NanoXact and BioPure Gold Nanospheres:  The optical properties of gold nanospheres is a function of the nanoparticle diameter.  As the diameter increases, the peak plasmon resonance shifts to longer wavelengths and broadens, and the nanoparticle albedo (a ratio of scattering to total extinction) increases (Figure 6).  Additionally, as the particles get larger, the particle scattering peak moves to longer wavelengths than the absorption peak (This can be observed by modeling different sized gold nanospheres using our Online Mie Theory Simulator).
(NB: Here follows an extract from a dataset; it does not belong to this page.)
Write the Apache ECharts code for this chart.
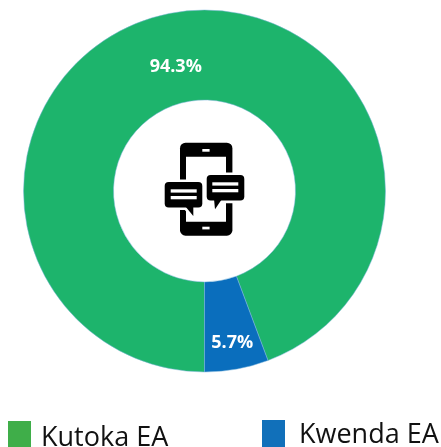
<!DOCTYPE html>
<html>
<head>
<meta charset="utf-8">
<style>html,body{margin:0;padding:0;background:#fff}#c{width:441px;height:447px}</style>
<script src="https://cdn.jsdelivr.net/npm/echarts@6/dist/echarts.min.js"></script>
</head>
<body>
<div id="c"></div>
<script>
var categories = ['Kutoka EA', 'Kwenda EA'];
var values = [94.3, 5.7];
var sliceColors = ['#1DB46C', '#0A6EBD'];
var legendColors = ['#3FAE49', '#1170BA'];
var labelShift = [[-4, 13], [3, 15]];

function rr(x, y, w, h, r, fill) {
  return {type: 'rect', shape: {x: x, y: y, width: w, height: h, r: r}, style: {fill: fill}};
}
function halo(x, y, w, h, r) {
  return {type: 'rect', shape: {x: x, y: y, width: w, height: h, r: r}, style: {fill: '#fff', stroke: '#fff', lineWidth: 5.2}};
}
function tail(points, stroked) {
  return {type: 'polygon', shape: {points: points}, style: stroked
    ? {fill: '#fff', stroke: '#fff', lineWidth: 5.2, lineJoin: 'round'}
    : {fill: '#000'}};
}
var leftTailShape = [[185, 206], [193.3, 216], [193.3, 206]];
var rightTailShape = [[214, 199], [215, 209.3], [222, 199]];

var icon = [
  rr(180, 142.7, 52.4, 93, 5.5, '#000'),
  rr(186, 156.7, 40, 65, 0, '#fff'),
  rr(202.3, 149, 7.3, 2.7, 0, '#fff'),
  rr(202.3, 226.7, 7.3, 2.7, 0, '#fff'),
  halo(164.7, 182, 37.6, 25.4, 4),
  tail(leftTailShape, true),
  rr(164.7, 182, 37.6, 25.4, 4, '#000'),
  tail(leftTailShape, false),
  halo(206.7, 175, 37.6, 25.6, 4),
  tail(rightTailShape, true),
  rr(206.7, 175, 37.6, 25.6, 4, '#000'),
  tail(rightTailShape, false),
  rr(170.7, 189.3, 26, 3.3, 0, '#fff'),
  rr(170.7, 196, 26, 3.3, 0, '#fff'),
  rr(212.3, 182.3, 26, 3.3, 0, '#fff'),
  rr(212.3, 189, 26, 3.3, 0, '#fff')
];

var chart = echarts.init(document.getElementById('c'), null, {renderer: 'canvas'});
function legendText(top, left) {
  var font = {fontFamily: 'Open Sans', fontSize: 27, color: '#111'};
  return {fontFamily: 'Open Sans', fontSize: 27, color: '#111', padding: [top, 0, 0, left], rich: {t: font}};
}
chart.setOption({
  animation: false,
  backgroundColor: '#fff',
  legend: [
    {data: [{name: categories[0], itemStyle: {color: legendColors[0], borderWidth: 0}}], formatter: '{t|{name}}', left: 8, top: 421, itemWidth: 23, itemHeight: 26, textStyle: legendText(9, 5), selectedMode: false, padding: 0, icon: 'rect'},
    {data: [{name: categories[1], itemStyle: {color: legendColors[1], borderWidth: 0}}], formatter: '{t|{name}}', left: 262, top: 420, itemWidth: 23, itemHeight: 27, textStyle: legendText(4, 9), selectedMode: false, padding: 0, icon: 'rect'}
  ],
  series: [{
    type: 'pie',
    center: [204.5, 191],
    radius: [91, 181],
    startAngle: 270,
    silent: true,
    data: categories.map(function (c, i) {
      return {name: c, value: values[i], itemStyle: {color: sliceColors[i], borderColor: '#7fb7dd', borderWidth: 0.5}};
    }),
    label: {
      position: 'inside',
      formatter: function (p) { return p.value + '%'; },
      color: '#fff', fontFamily: 'Open Sans', fontWeight: 'bold', fontSize: 18
    },
    labelLine: {show: false},
    labelLayout: function (p) {
      return {dx: labelShift[p.dataIndex][0], dy: labelShift[p.dataIndex][1]};
    }
  }],
  graphic: {elements: [{type: 'group', silent: true, children: icon}]}
});
</script>
</body>
</html>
Figure 6: (Left) Extinction (the sum of scattering and absorption) spectra of NanoXact gold nanoparticles with diameters ranging from 10 - 100 nm at mass concentrations of 0.05 mg/mL.  BioPure nanoparticles have optical densities that are 20-times larger. (Right) Plot of gold nanosphere albedo (a ratio of scattering to total extinction) as a function of nanoparticle diameter.

References

1. D.S. Sebba, D.A. Watson, J.P. Nolan.  High Throughput Single Nanoparticle Spectroscopy.  ACS Nano, 2009, 3 (6) 1477-1484.
2. R.T. Hill, J.J. Mock, D.S. Sebba, S.J. Oldenburg, S.Y. Chen, A.A. Lazarides, A. Chilkoti, D.R. Smith.  Leveraging Nanoscale Plasmonic Modes to Achieve Reproducible Enhancement of Light.  Nano Letters, 2010, 10 (10) 4150-4154.
3. Willets, K.A. and R.P. Van Duyne, Localized Surface Plasmon Resonance Spectroscopy and Sensing. Annual Review of Physical Chemistry, 2007, 58 (1) 267-297.
4. J.R. Lakowicz, C.D. Geddes, I. Gryczynski, J. Malicka, Z. Zhang, R. Badugu, J. Huang.  Advances in Surface Enhanced Fluorescence.  Journal of Fluorescence, 2004, 14 (4) 425-441.
5. A.P. Kulkarni, K.M. Noone, K. Munechika, S.R. Guyer, D.S. Ginger.  Plasmon-Enhanced Charge Carrier Generation in Organic Photovoltaic Films Using Silver Nanoprisms.  Nano Letters, 2010, 10 (4) 1501-1505.